The True Power of Mobile Phones:
High-Speed Cellular Communication

The most valuable part of a mobile phone is mobility; the ability to take high quality photos and send them to others instantly, to stream an HD movie to your high-resolution screen, to video chat with your friends, to stream music; all while on the move.

This mobile functionality is only made possible by perhaps the greatest invention of the 21st century – high speed cellular communication.

What is Cellular Technology’s Value to Today’s Connected Devices?

Fifteen years ago, Apple introduced the App Store, a landmark event in the history of the iPhone and the smartphone era. While the iPhone was revolutionary in its design and user interface before the App Store, it lacked the capabilities and profit-making potential that would come to define it. The App Store’s launch was pivotal in harnessing the creativity of millions of third-party developers, which was crucial in realizing the iPhone’s full potential.

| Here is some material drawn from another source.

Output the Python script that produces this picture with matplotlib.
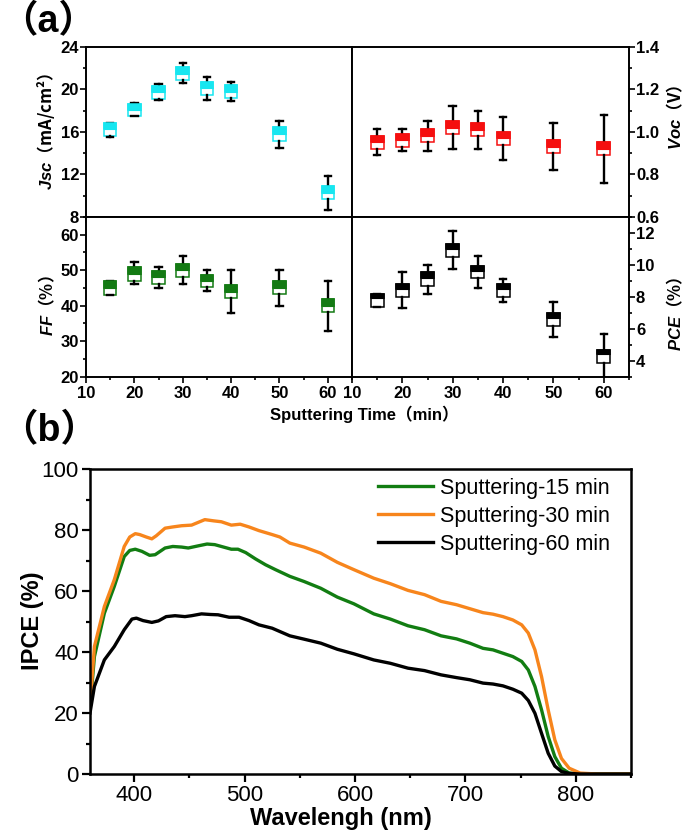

Apple Takes a Cut from Every Dollar.

Today, this App Economy generates over a trillion dollars in annual sales through apps ranging from Uber to Candy Crush. Apple takes a cut from every dollar that flows through that ecosystem, collecting at least $450 billion from such commissions over the last 10 years. More importantly, per United States Department of Justice, Apple has illegally monopolized the smartphone market by maintaining a closed ecosystem in pursuit of profits – at the expense of consumers and technological innovation – collecting over $1.5 trillion from iPhone sales over the last decade.

Apple’s App Economy would have never evolved, nor would it work today, without the ubiquitous mobile broadband connectivity provided by cellular technology.

The Value of Common Standards

For smartphones, the most important development in the last 20 years was the rapid wireless network called LTE (Long-Term Evolution), the first truly global standard that could connect us all. As LTE evolves, the capabilities continue to be enhanced with each new generation of the standard (e.g. 4g, 5g, 6g). LTE serves as the global standard for mobile functionality.

Common standards allow consumers using an iPhone or Samsung phone, for example, to share voice and data in a seamless and efficient manner. Companies that invested huge sums of money in cellular telephone R&D include large developers like Qualcomm, Ericsson, Nokia, and InterDigital, Samsung, LG, Panasonic, Sharp, among others. As with any research and development effort, these companies protect their ideas by obtaining patents.

Who is PanOptis?

PanOptis was formed in 2013 to license a certain set of patents that are essential to cellular standards (SEPs) from Ericsson, LG, and Panasonic. PanOptis seeks to obtain the fair return due from mobile phone manufacturers for the usage of the valuable R&D that was contributed to the industry.

Given the strength of its patent portfolio, which has been scrutinized and validated by the courts in the US, UK, Germany and China, PanOptis has largely been successful in licensing  its patents to some of  the largest smartphone manufacturers in the world including Samsung, Lenovo (Motorola), and Xiaomi, among others.